Ronald Lauder saw it fit to publish an opinion piece in the NY Times about what he believes is wrong with Israel today and how he believes Diaspora Jewry is being affected by internal Israeli policy decisions. Lauder’s position however is stale, irrelevant, and not reflective of today’s reality. Despite his position as head of the World Jewish Congress, his opinion reflects – at best – that of the old-American-Jewish guard. Jews of the diaspora, under the age of 40, for the most part do not agree with his half-cooked positions. Instead, Diaspora Jewry is either entirely disconnected, apathetic, or anti-Israel/Judaism on the one hand, or highly-connected, motivated, energized and full of love and respect for Judaism and the modern-day Zionist movement, on the other. The future of Diaspora Jewry lies with the latter category.
Jews of the diaspora do not need a further watered down Judaism and Israel to be more connected to our nation-State and our religion.
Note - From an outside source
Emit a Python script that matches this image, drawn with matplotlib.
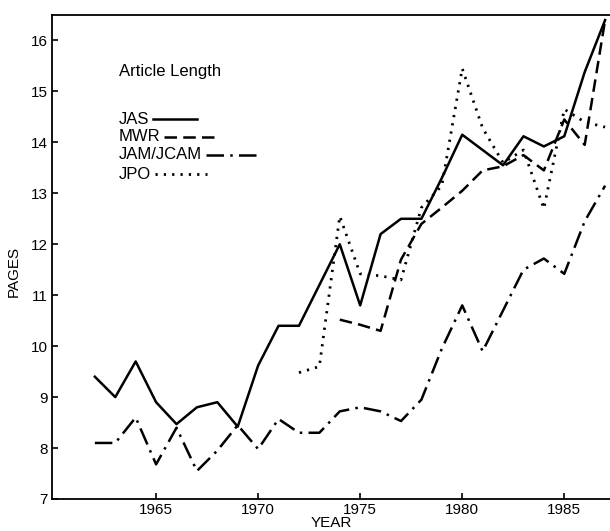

This was the theory of Reform Judaism: make it easier to follow Jewish laws by changing all the “hard” ones, and Jewish life will flourish. The proof is in the pudding. The Reform movement is dying, and continues to be diluted everyday. Modern-orthodox, Chabad, and conservative synagogues and communities are thriving while the Reform Judaism that was once seen as “the future” is almost nowhere to be found.
Lauder goes through a laundry list of excuses as to why he sees Diaspora Jewry growing disconnected to Israel. This is, however, simply a list of excuses – not reasons.
For instance, Lauder’s claims that the failed enhancement of the “egalitarian section” of the Western Wall is damaging US Jews’ connection with Israel. Nonsense! An open and mixed section of the Western Wall already exists. It sits almost entirely EMPTY day in and day out. The Jews of the diaspora largely don’t give a hoot if that section is expanded or not. It bothers no one to pray separately at the Wall. Should we keep that extra section? I think so – it may even need some updating. But, is the status of that section really keeping any Jews from supporting Israel. Surely not.
Next, Israel’s Nation-State Bill. I’m starting to believe that no one who comments about it ever took the time to read it. I urge you to. The Nation-State bill basically reiterates Israel’s Declaration of Independence. It does nothing to diminish anyone’s rights. It is a political response to those who want to change the nature of the State of Israel as the Jewish homeland. Israel already has laws on the books about equal rights. This is not Israel’s Constitution: Israel doesn’t have one. This is just one piece of the puzzle. Israel’s Declaration of Independence, already states that Israel shall “ensure complete equality of social and political rights to all its inhabitants irrespective of religion, race or sex; it will guarantee freedom of religion, conscience, language, education and culture; it will safeguard the Holy Places of all religions.” Should the Nation-State Bill included this as well? In retrospect, probably. But, does the passage of this Bill – which takes away no ones rights but reaffirms Israel as the nation-State of the Jewish people do anything to negatively impact Diaspora Jewry’s connection with Israel? The only intellectually honest response is, no.
Jews who proclaim to now suddenly question their connection to the State of Israel, or their religion, as a result of either of these supposed issues, or any of those that Lauder lists, are simply looking for excuses to disconnect. They form part of the 60% or so of American Jews who don’t care about Israel or their own religion (according to Pew Research). They do not form part of the ever-growing movement of proud, Zionist, Jews who love Israel with their bones, and whose support for Israel will never waiver as a result of a decision of any particular government or Rabbinate. That may have been the Zionist movement Lauder knew decades ago, but it is not what makes up the Zionist movement of today.
The idea that Israel and the Jewish people need to dilute who we are, and what we are, to conform to the winds of change is misguided and simply wrong. Our people have outlasted all empires, cultures and eras. Our North Star remains the same, and must continue to do so.
Lauder’s position essentially is that the recent decisions by the Israeli government and Rabbinate are an existential threat to Diaspora Jewry. Respectfully, Lauder has it backwards. It is his generation’s decision to dilute our religion, our culture, and our connection to our homeland, that has led to a generation full of apathetic and disconnected Jews.
Fortunately, Lauder’s opinion does not reflect that of today’s World Jewry, despite his position. The number of Jews who love and support Israel, the Jewish people, the Jewish religion and Jewish traditions, continues to grow every day. Jewish leadership needs to focus on giving World Jewry something positive, strong and everlasting to stand behind. Israel and our Torah, together, give us all the tools we need to provide this to World Jewry. Rather than writing op-Eds criticizing Israel, let’s focus our energies on showing the disconnected and apathetic Jews ALL the reasons why they should stand tall, proud and unified with our homeland, Israel, as part of our amazing and everlasting Jewish people.